There was one piece of evidence from the lady who was of ‘a prying and enquiring nature and apt to think the worst, whether it happened or not’, for her prying nature had led her to go to her sitting-room window to witness the departure of neighbour and niece on the Friday morning. She had returned to it to see Palgrave, on his return from school, let himself in and (she virtuously stated) she had then gone along to see whether there was anything she could do for him.

‘And was there?’

‘He thanked me and said not, as he was going out to some friends for the weekend. He was dressed very careful, so I thought there was a lady in the case, but, of course, poor gentleman, he never come back at all and I never seen him again.’

The obvious line of enquiry was to find out where Palgrave had gone on that Friday evening, but his correspondence, as much of it as he seemed to have kept, dealt only with school or with business matters connected with his literary agents, or else it consisted of receipted bills. There was no private correspondence of any kind.

There were his professional certificates and a couple of testimonials from head teachers under whom he had served before he obtained an extra-mural academic degree and his post as senior English master at his last school and there was the signed contract from his publishers. There was also a typed carbon copy of a novel, but he appeared to have kept neither a diary nor an address book.
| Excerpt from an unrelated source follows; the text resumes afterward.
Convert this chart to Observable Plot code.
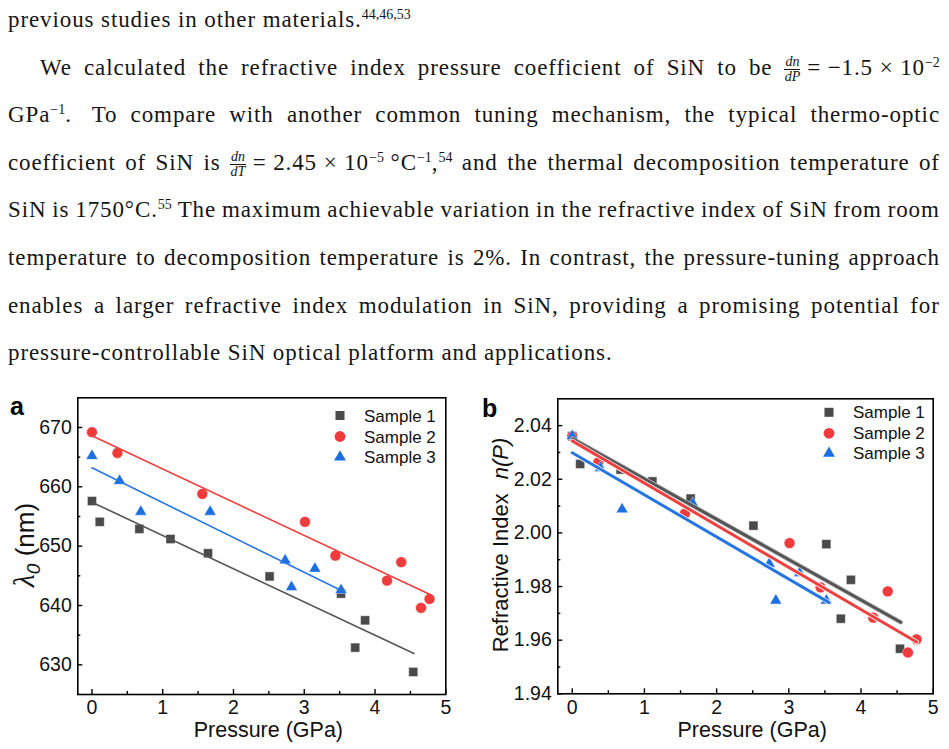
<!DOCTYPE html>
<html><head><meta charset="utf-8">
<script src="https://cdn.jsdelivr.net/npm/d3@7"></script>
<script src="https://cdn.jsdelivr.net/npm/@observablehq/plot@0.6"></script>
<style>
html,body{margin:0;padding:0;background:#fff;width:949px;height:749px;overflow:hidden;}
#text{position:absolute;left:8px;top:-4px;width:932px;font-family:"Liberation Serif","Times New Roman",serif;font-size:23px;color:#151515;letter-spacing:0.9px}
.ln{height:47.6px;line-height:47.6px;white-space:nowrap}
.j{display:flex;justify-content:space-between;align-items:center}
sup{font-size:14px;vertical-align:0.55em;line-height:0;letter-spacing:0}
.fr{display:inline-flex;flex-direction:column;vertical-align:middle;font-style:italic;font-size:14px;line-height:14px;text-align:center;letter-spacing:0}
.nu{border-bottom:1px solid #151515;padding:0 1px}
.panel{position:absolute;top:370px}
</style></head>
<body>
<div id="text"></div>
<div id="pa" class="panel" style="left:0px"></div>
<div id="pb" class="panel" style="left:470px"></div>
<script>
// ---------- data ----------
const series = ["Sample 1", "Sample 2", "Sample 3"];
const markColors = ["#4a4a4a", "#ef3b3b", "#1c6fe0"];
const lineColors = ["#555555", "#ef4040", "#2676e2"];
const symbols = ["square", "circle", "triangle"];
const radii = [5.1, 5.4, 4.4];

const xTicks = [0, 1, 2, 3, 4, 5];
const xMinor = [0.5, 1.5, 2.5, 3.5, 4.5];
const aYTicks = [630, 640, 650, 660, 670];
const aYMinor = [635, 645, 655, 665];
const bYTicks = [1.94, 1.96, 1.98, 2.00, 2.02, 2.04];
const bYMinor = [1.95, 1.97, 1.99, 2.01, 2.03];

// pressure (GPa)
const s1P = [0, 0.11, 0.67, 1.11, 1.64, 2.51, 3.52, 3.72, 3.86, 4.54];
const s2P = [0, 0.36, 1.56, 3.01, 3.44, 4.17, 4.37, 4.65, 4.77];
const s3P = [0, 0.39, 0.69, 1.67, 2.73, 2.82, 3.15, 3.52];
// panel a: resonance wavelength (nm)
const s1L = [657.6, 654.1, 652.9, 651.2, 648.8, 644.9, 642.0, 632.9, 637.5, 628.8];
const s2L = [669.2, 665.7, 658.8, 654.1, 648.4, 644.2, 647.3, 639.6, 641.1];
const s3L = [665.2, 661.0, 655.8, 655.8, 647.6, 643.1, 646.2, 642.6];
// panel b: refractive index
const s1N = [2.0361, 2.0257, 2.0236, 2.0192, 2.0128, 2.0027, 1.9958, 1.9680, 1.9825, 1.9568];
const s2N = [2.0360, 2.0263, 2.0072, 1.9962, 1.9797, 1.9684, 1.9782, 1.9554, 1.9603];
const s3N = [2.0361, 2.0242, 2.0088, 2.0109, 1.9885, 1.9748, 1.9850, 1.9748];
// linear fit end points
const fitP = [[0, 4.55], [0, 4.77], [0, 3.56]];
const fitA = [[657.4, 631.9], [668.6, 641.9], [663.2, 642.3]];
const fitB = [[2.0352, 1.9667], [2.0343, 1.9593], [2.0299, 1.9740]];

// ---------- paragraph ----------
const FR1 = '<span class="fr"><span class="nu">dn</span><span>dP</span></span>';
const FR2 = '<span class="fr"><span class="nu">dn</span><span>dT</span></span>';
const lines = [
  {t: "previous studies in other materials.<sup>44,46,53</sup>", j: false},
  {t: "We calculated the refractive index pressure coefficient of SiN to be FR1~=~−1.5~×~10<sup>−2</sup>", j: true, indent: 32},
  {t: "GPa<sup>−1</sup>.~ To compare with another common tuning mechanism, the typical thermo-optic", j: true},
  {t: "coefficient of SiN is FR2~=~2.45~×~10<sup>−5</sup>~°C<sup>−1</sup>,<sup>54</sup> and the thermal decomposition temperature of", j: true},
  {t: "SiN is 1750°C.<sup>55</sup> The maximum achievable variation in the refractive index of SiN from room", j: true},
  {t: "temperature to decomposition temperature is 2%. In contrast, the pressure-tuning approach", j: true},
  {t: "enables a larger refractive index modulation in SiN, providing a promising potential for", j: true},
  {t: "pressure-controllable SiN optical platform and applications.", j: false}
];
const textDiv = document.getElementById("text");
for (const l of lines) {
  const d = document.createElement("div");
  d.className = "ln" + (l.j ? " j" : "");
  if (l.indent) d.style.paddingLeft = l.indent + "px";
  if (l.j) {
    d.innerHTML = l.t.split(" ").map(w => "<span>" + w.replace("FR1", FR1).replace("FR2", FR2).replace(/~/g, "&nbsp;") + "</span>").join("");
  } else d.innerHTML = l.t;
  textDiv.appendChild(d);
}

// ---------- charts ----------
const sans = "'Liberation Sans', Arial, Helvetica, sans-serif";
function rows(P, V) { return P.map((p, i) => ({p, v: V[i]})); }
function fitRows(i, F) { return [{p: fitP[i][0], v: F[i][0]}, {p: fitP[i][1], v: F[i][1]}]; }

function panel(c) {
  const innerW = c.width - c.ml - c.mr, innerH = c.height - c.mt - c.mb;
  const marks = [
    Plot.axisX({ticks: xTicks, tickSize: 0, tickPadding: 6, label: null, tickFormat: d3.format("d")}),
    Plot.axisY({ticks: c.yTicks, tickSize: 0, tickPadding: 6, label: null, tickFormat: c.fmt}),
    Plot.tickX(xTicks, {x: d => d, insetTop: innerH - 5, stroke: "#000", strokeWidth: 1.4}),
    Plot.tickX(xMinor, {x: d => d, insetTop: innerH - 3, stroke: "#000", strokeWidth: 1.4}),
    Plot.tickY(c.yTicks, {y: d => d, insetRight: innerW - 5, stroke: "#000", strokeWidth: 1.4}),
    Plot.tickY(c.yMinor, {y: d => d, insetRight: innerW - 3, stroke: "#000", strokeWidth: 1.4})
  ];
  for (let i = 0; i < 3; i++) {
    marks.push(Plot.dot(c.data[i], {x: "p", y: "v", symbol: symbols[i], r: radii[i], fill: markColors[i], stroke: "white", strokeWidth: 0.4}));
  }
  for (let i = 0; i < 3; i++) {
    if (c.halo) marks.push(Plot.line(fitRows(i, c.fit), {x: "p", y: "v", stroke: i === 0 ? "#bbbbbb" : "white", strokeWidth: c.lw + 1.6}));
    marks.push(Plot.line(fitRows(i, c.fit), {x: "p", y: "v", stroke: lineColors[i], strokeWidth: c.lw}));
  }
  marks.push(Plot.frame({stroke: "#000", strokeWidth: 1.6}));
  const svgNode = Plot.plot({
    width: c.width, height: c.height,
    marginLeft: c.ml, marginRight: c.mr, marginTop: c.mt, marginBottom: c.mb,
    x: {domain: [-0.2, 5]},
    y: {domain: c.yDomain},
    style: {fontFamily: sans, fontSize: "19.5px", color: "#111", background: "transparent", overflow: "visible"},
    marks
  });
  const svg = d3.select(svgNode);
  // panel letter
  svg.append("text").attr("x", c.letterX).attr("y", c.letterY).attr("text-anchor", "start").attr("font-family", sans)
    .attr("font-weight", "bold").attr("font-size", 25).attr("fill", "#000").text(c.letter);
  // x label
  svg.append("text").attr("x", c.ml + innerW * (0.2 + 2.5) / 5.2).attr("y", 367).attr("text-anchor", "middle")
    .attr("font-family", sans).attr("font-size", 21.5).attr("fill", "#111").text("Pressure (GPa)");
  // y label
  c.yLabel(svg);
  // legend
  for (let i = 0; i < 3; i++) {
    const y = c.legY[i];
    const sz = Math.PI * radii[i] * radii[i];
    const type = [d3.symbolSquare, d3.symbolCircle, d3.symbolTriangle][i];
    svg.append("path").attr("d", d3.symbol(type, sz)()).attr("transform", `translate(${c.legX},${y})`)
      .attr("fill", markColors[i]);
    svg.append("text").attr("x", c.legTX).attr("y", y + 6).attr("text-anchor", "start").attr("font-family", sans).attr("font-size", 17)
      .attr("fill", "#111").text(series[i]);
  }
  return svgNode;
}

const pa = panel({
  width: 470, height: 379, ml: 77.3, mr: 24.7, mt: 27.3, mb: 55,
  yDomain: [625, 675], yTicks: aYTicks, yMinor: aYMinor, fmt: d3.format("d"),
  data: [rows(s1P, s1L), rows(s2P, s2L), rows(s3P, s3L)], fit: fitA, lw: 1.6, halo: false,
  letter: "a", letterX: 10, letterY: 45,
  legX: 340, legTX: 364, legY: [45.5, 66.5, 87],
  yLabel: svg => {
    const t = svg.append("text").attr("transform", "translate(34,175) rotate(-90)").attr("text-anchor", "middle")
      .attr("font-family", sans).attr("font-size", 26).attr("fill", "#111");
    t.append("tspan").attr("font-family", "'Liberation Serif', serif").attr("font-style", "italic").attr("font-size", 30).text("λ");
    t.append("tspan").attr("font-style", "italic").attr("font-size", 19).attr("dy", 6).text("0");
    t.append("tspan").attr("dy", -6).text(" (nm)");
  }
});
document.getElementById("pa").appendChild(pa);

const pb = panel({
  width: 479, height: 379, ml: 87.3, mr: 16.3, mt: 28.3, mb: 55.7,
  yDomain: [1.94, 2.05], yTicks: bYTicks, yMinor: bYMinor, fmt: d3.format(".2f"),
  data: [rows(s1P, s1N), rows(s2P, s2N), rows(s3P, s3N)], fit: fitB, lw: 3, halo: true,
  letter: "b", letterX: 12, letterY: 47,
  legX: 359, legTX: 383, legY: [42.3, 63.3, 83.3],
  yLabel: svg => {
    const t = svg.append("text").attr("transform", "translate(38,175) rotate(-90)").attr("text-anchor", "middle")
      .attr("font-family", sans).attr("font-size", 22).attr("fill", "#111");
    t.append("tspan").text("Refractive Index");
    t.append("tspan").attr("dx", 14).attr("font-style", "italic").text("n(P)");
  }
});
document.getElementById("pb").appendChild(pb);
</script>
</body></html>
The detective removed such papers as there were. Some of these supplied the names and addresses of his publishers and his literary agents, one of whose letters regretted ‘your decision, which we hope very much that you will reconsider.’

‘Wonder what that was?’ said the Inspector. ‘He hadn’t read the letter. I had to slit it open.’

There seemed nothing useful about the papers so far as an explanation of the death was concerned. There was a cheque book with all the counterfoils carefully filled in, and there was a paying-in book hardly used at all, so both of these gave the name of his bank and the suburb in which the branch was housed, but were of no other assistance.

On inspection of the documents and of a recent bank statement which the police also found among his papers, Palgrave appeared to have had no money troubles and his bank manager endorsed this conclusion. Palgrave’s salary was paid in automatically and he merely received a monthly pay-slip recording the amount sent to the bank and listing the deductions for tax and insurance. None of it was helpful in tracing his murderer.

The bank manager, in answer to a question, said that he had no idea as to whether Palgrave had ever made a Will. He said he doubted it. Men of Palgrave’s age and financial circumstances seldom bothered unless they were married, and not always then.

‘Had he any life assurance or any other insurance policies which could mature at his death? We’ve found nothing of the kind among his papers, but people do keep such things at the bank.’